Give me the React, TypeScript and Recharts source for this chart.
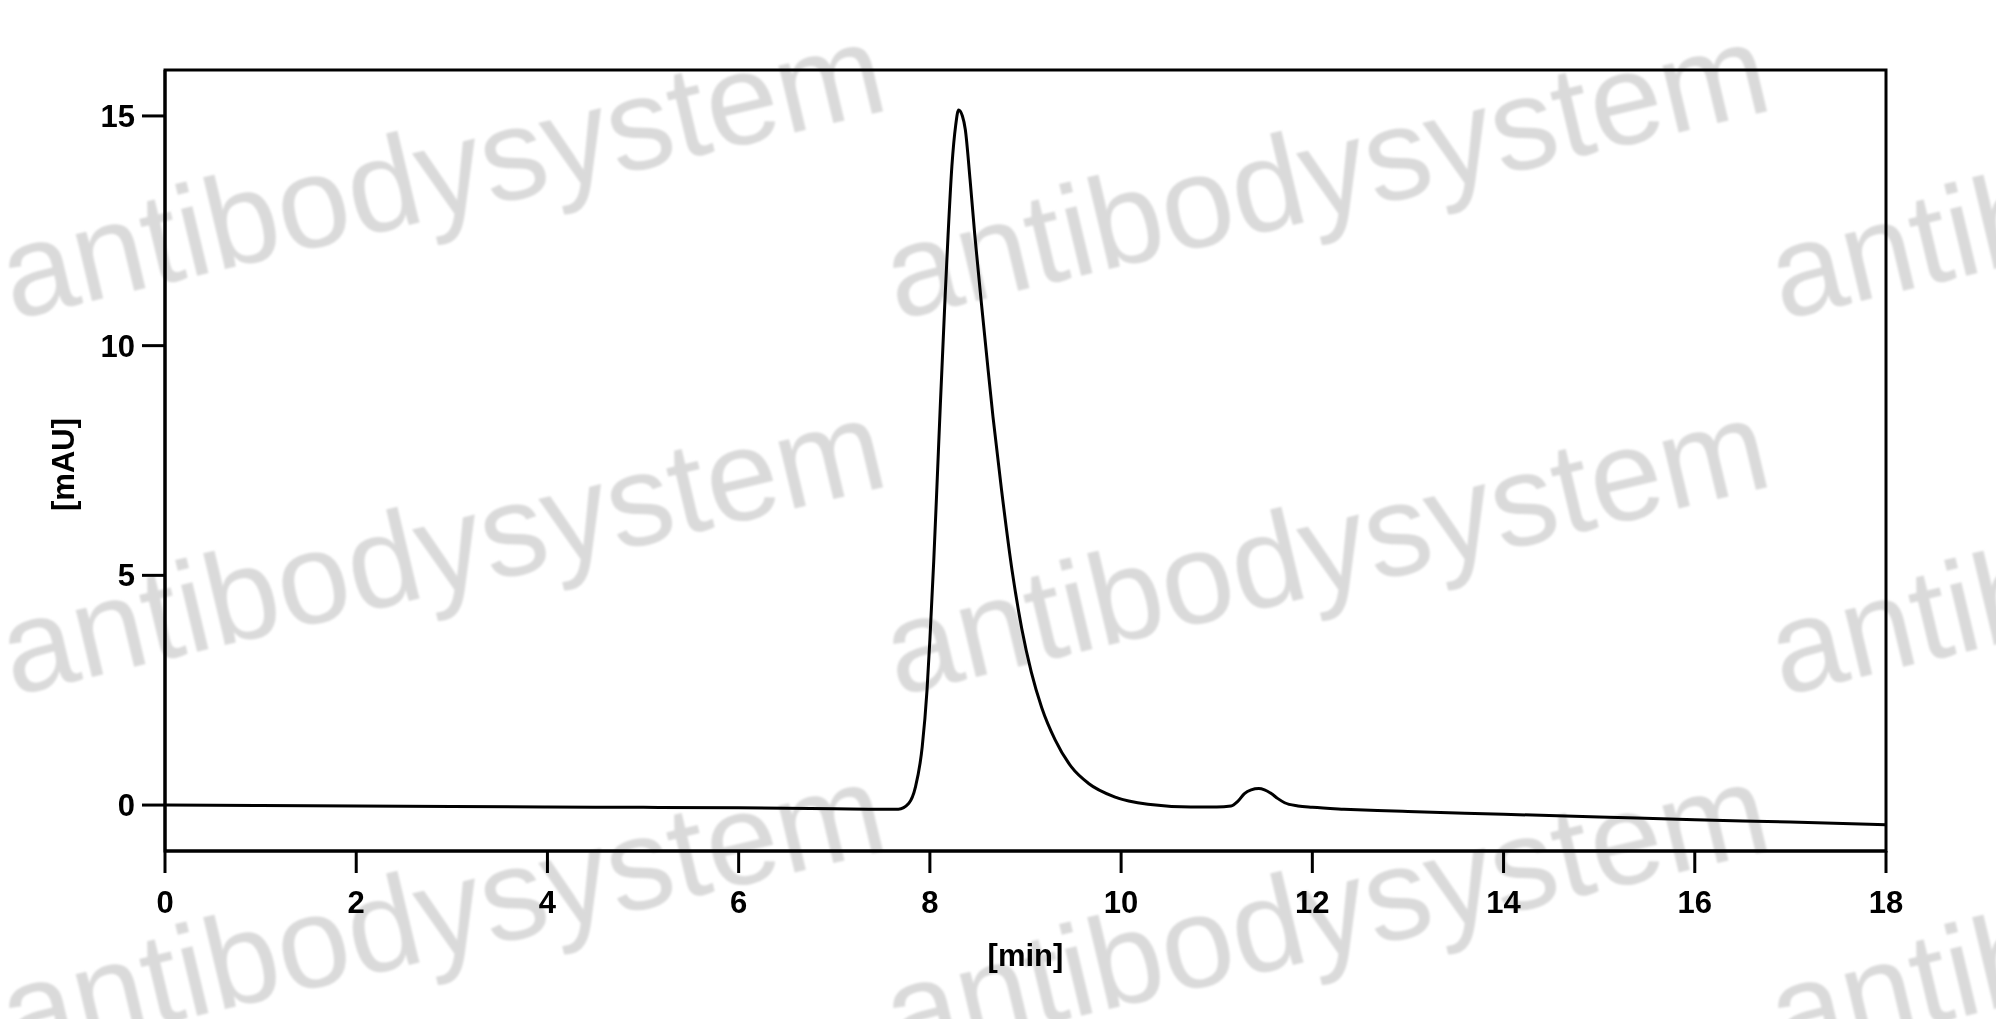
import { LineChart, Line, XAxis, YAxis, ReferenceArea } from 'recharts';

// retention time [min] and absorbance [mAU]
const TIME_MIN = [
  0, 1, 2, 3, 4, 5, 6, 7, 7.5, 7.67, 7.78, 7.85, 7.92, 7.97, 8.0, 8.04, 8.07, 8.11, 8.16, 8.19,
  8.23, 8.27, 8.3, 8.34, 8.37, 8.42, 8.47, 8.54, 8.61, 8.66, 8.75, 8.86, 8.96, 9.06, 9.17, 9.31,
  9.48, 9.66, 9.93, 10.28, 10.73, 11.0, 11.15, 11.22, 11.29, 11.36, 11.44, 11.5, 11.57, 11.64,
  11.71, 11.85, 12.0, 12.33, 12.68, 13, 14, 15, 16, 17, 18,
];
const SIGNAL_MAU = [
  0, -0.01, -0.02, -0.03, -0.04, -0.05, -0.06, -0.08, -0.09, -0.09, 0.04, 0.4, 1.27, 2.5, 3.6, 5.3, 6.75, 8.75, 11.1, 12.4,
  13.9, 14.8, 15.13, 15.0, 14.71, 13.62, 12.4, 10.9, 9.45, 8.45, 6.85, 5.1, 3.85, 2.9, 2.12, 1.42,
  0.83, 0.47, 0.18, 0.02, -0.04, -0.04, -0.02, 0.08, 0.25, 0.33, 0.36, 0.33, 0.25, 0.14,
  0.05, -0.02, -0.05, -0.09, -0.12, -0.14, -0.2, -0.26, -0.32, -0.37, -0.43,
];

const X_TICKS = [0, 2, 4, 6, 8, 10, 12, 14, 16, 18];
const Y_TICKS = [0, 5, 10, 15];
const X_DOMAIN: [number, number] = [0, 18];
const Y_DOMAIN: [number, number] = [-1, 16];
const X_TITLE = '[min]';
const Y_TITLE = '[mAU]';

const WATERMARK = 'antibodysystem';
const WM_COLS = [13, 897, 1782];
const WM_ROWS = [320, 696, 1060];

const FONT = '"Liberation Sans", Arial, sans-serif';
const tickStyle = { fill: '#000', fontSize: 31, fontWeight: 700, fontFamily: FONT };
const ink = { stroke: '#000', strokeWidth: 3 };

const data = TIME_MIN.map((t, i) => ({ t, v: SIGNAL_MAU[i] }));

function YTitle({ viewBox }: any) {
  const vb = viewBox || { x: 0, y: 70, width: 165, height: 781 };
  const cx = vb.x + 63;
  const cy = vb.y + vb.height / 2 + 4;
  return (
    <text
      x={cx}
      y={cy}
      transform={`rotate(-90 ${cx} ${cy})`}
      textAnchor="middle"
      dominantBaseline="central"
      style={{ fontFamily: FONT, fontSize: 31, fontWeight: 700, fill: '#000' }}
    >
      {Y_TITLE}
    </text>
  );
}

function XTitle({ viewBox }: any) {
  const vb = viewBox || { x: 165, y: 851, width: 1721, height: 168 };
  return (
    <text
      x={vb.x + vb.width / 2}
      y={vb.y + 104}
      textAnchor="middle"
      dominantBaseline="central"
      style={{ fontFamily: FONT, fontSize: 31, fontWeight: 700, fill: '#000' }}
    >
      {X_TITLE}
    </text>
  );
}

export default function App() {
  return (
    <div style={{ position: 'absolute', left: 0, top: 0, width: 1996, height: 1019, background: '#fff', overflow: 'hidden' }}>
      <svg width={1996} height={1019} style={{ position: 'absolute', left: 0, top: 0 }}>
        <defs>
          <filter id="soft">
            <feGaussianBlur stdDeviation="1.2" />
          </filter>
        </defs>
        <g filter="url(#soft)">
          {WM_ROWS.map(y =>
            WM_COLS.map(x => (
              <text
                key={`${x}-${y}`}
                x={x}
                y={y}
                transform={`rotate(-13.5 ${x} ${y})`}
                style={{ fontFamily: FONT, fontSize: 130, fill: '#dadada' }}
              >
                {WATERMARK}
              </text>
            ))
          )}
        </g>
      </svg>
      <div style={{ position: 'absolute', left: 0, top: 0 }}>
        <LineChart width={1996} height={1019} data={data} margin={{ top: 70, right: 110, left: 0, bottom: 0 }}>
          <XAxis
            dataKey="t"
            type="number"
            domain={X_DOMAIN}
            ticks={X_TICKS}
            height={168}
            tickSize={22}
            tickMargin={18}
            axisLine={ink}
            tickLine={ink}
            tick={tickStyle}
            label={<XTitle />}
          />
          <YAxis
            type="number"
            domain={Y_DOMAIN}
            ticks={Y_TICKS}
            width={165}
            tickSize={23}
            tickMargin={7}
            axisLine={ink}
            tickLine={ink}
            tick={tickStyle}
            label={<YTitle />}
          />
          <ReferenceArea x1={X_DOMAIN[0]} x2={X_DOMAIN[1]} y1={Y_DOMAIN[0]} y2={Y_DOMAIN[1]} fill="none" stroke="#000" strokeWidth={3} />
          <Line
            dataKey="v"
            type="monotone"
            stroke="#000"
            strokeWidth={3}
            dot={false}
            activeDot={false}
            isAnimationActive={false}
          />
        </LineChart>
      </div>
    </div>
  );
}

━━━━

● **STATED TASK**
Extract all the data above exactly, excluding every picture.

● **EXPECTED OUTPUT**
Give me the React, TypeScript and Recharts source for this chart.
import { LineChart, Line, XAxis, YAxis, ReferenceArea } from 'recharts';

// retention time [min] and absorbance [mAU]
const TIME_MIN = [
  0, 1, 2, 3, 4, 5, 6, 7, 7.5, 7.67, 7.78, 7.85, 7.92, 7.97, 8.0, 8.04, 8.07, 8.11, 8.16, 8.19,
  8.23, 8.27, 8.3, 8.34, 8.37, 8.42, 8.47, 8.54, 8.61, 8.66, 8.75, 8.86, 8.96, 9.06, 9.17, 9.31,
  9.48, 9.66, 9.93, 10.28, 10.73, 11.0, 11.15, 11.22, 11.29, 11.36, 11.44, 11.5, 11.57, 11.64,
  11.71, 11.85, 12.0, 12.33, 12.68, 13, 14, 15, 16, 17, 18,
];
const SIGNAL_MAU = [
  0, -0.01, -0.02, -0.03, -0.04, -0.05, -0.06, -0.08, -0.09, -0.09, 0.04, 0.4, 1.27, 2.5, 3.6, 5.3, 6.75, 8.75, 11.1, 12.4,
  13.9, 14.8, 15.13, 15.0, 14.71, 13.62, 12.4, 10.9, 9.45, 8.45, 6.85, 5.1, 3.85, 2.9, 2.12, 1.42,
  0.83, 0.47, 0.18, 0.02, -0.04, -0.04, -0.02, 0.08, 0.25, 0.33, 0.36, 0.33, 0.25, 0.14,
  0.05, -0.02, -0.05, -0.09, -0.12, -0.14, -0.2, -0.26, -0.32, -0.37, -0.43,
];

const X_TICKS = [0, 2, 4, 6, 8, 10, 12, 14, 16, 18];
const Y_TICKS = [0, 5, 10, 15];
const X_DOMAIN: [number, number] = [0, 18];
const Y_DOMAIN: [number, number] = [-1, 16];
const X_TITLE = '[min]';
const Y_TITLE = '[mAU]';

const WATERMARK = 'antibodysystem';
const WM_COLS = [13, 897, 1782];
const WM_ROWS = [320, 696, 1060];

const FONT = '"Liberation Sans", Arial, sans-serif';
const tickStyle = { fill: '#000', fontSize: 31, fontWeight: 700, fontFamily: FONT };
const ink = { stroke: '#000', strokeWidth: 3 };

const data = TIME_MIN.map((t, i) => ({ t, v: SIGNAL_MAU[i] }));

function YTitle({ viewBox }: any) {
  const vb = viewBox || { x: 0, y: 70, width: 165, height: 781 };
  const cx = vb.x + 63;
  const cy = vb.y + vb.height / 2 + 4;
  return (
    <text
      x={cx}
      y={cy}
      transform={`rotate(-90 ${cx} ${cy})`}
      textAnchor="middle"
      dominantBaseline="central"
      style={{ fontFamily: FONT, fontSize: 31, fontWeight: 700, fill: '#000' }}
    >
      {Y_TITLE}
    </text>
  );
}

function XTitle({ viewBox }: any) {
  const vb = viewBox || { x: 165, y: 851, width: 1721, height: 168 };
  return (
    <text
      x={vb.x + vb.width / 2}
      y={vb.y + 104}
      textAnchor="middle"
      dominantBaseline="central"
      style={{ fontFamily: FONT, fontSize: 31, fontWeight: 700, fill: '#000' }}
    >
      {X_TITLE}
    </text>
  );
}

export default function App() {
  return (
    <div style={{ position: 'absolute', left: 0, top: 0, width: 1996, height: 1019, background: '#fff', overflow: 'hidden' }}>
      <svg width={1996} height={1019} style={{ position: 'absolute', left: 0, top: 0 }}>
        <defs>
          <filter id="soft">
            <feGaussianBlur stdDeviation="1.2" />
          </filter>
        </defs>
        <g filter="url(#soft)">
          {WM_ROWS.map(y =>
            WM_COLS.map(x => (
              <text
                key={`${x}-${y}`}
                x={x}
                y={y}
                transform={`rotate(-13.5 ${x} ${y})`}
                style={{ fontFamily: FONT, fontSize: 130, fill: '#dadada' }}
              >
                {WATERMARK}
              </text>
            ))
          )}
        </g>
      </svg>
      <div style={{ position: 'absolute', left: 0, top: 0 }}>
        <LineChart width={1996} height={1019} data={data} margin={{ top: 70, right: 110, left: 0, bottom: 0 }}>
          <XAxis
            dataKey="t"
            type="number"
            domain={X_DOMAIN}
            ticks={X_TICKS}
            height={168}
            tickSize={22}
            tickMargin={18}
            axisLine={ink}
            tickLine={ink}
            tick={tickStyle}
            label={<XTitle />}
          />
          <YAxis
            type="number"
            domain={Y_DOMAIN}
            ticks={Y_TICKS}
            width={165}
            tickSize={23}
            tickMargin={7}
            axisLine={ink}
            tickLine={ink}
            tick={tickStyle}
            label={<YTitle />}
          />
          <ReferenceArea x1={X_DOMAIN[0]} x2={X_DOMAIN[1]} y1={Y_DOMAIN[0]} y2={Y_DOMAIN[1]} fill="none" stroke="#000" strokeWidth={3} />
          <Line
            dataKey="v"
            type="monotone"
            stroke="#000"
            strokeWidth={3}
            dot={false}
            activeDot={false}
            isAnimationActive={false}
          />
        </LineChart>
      </div>
    </div>
  );
}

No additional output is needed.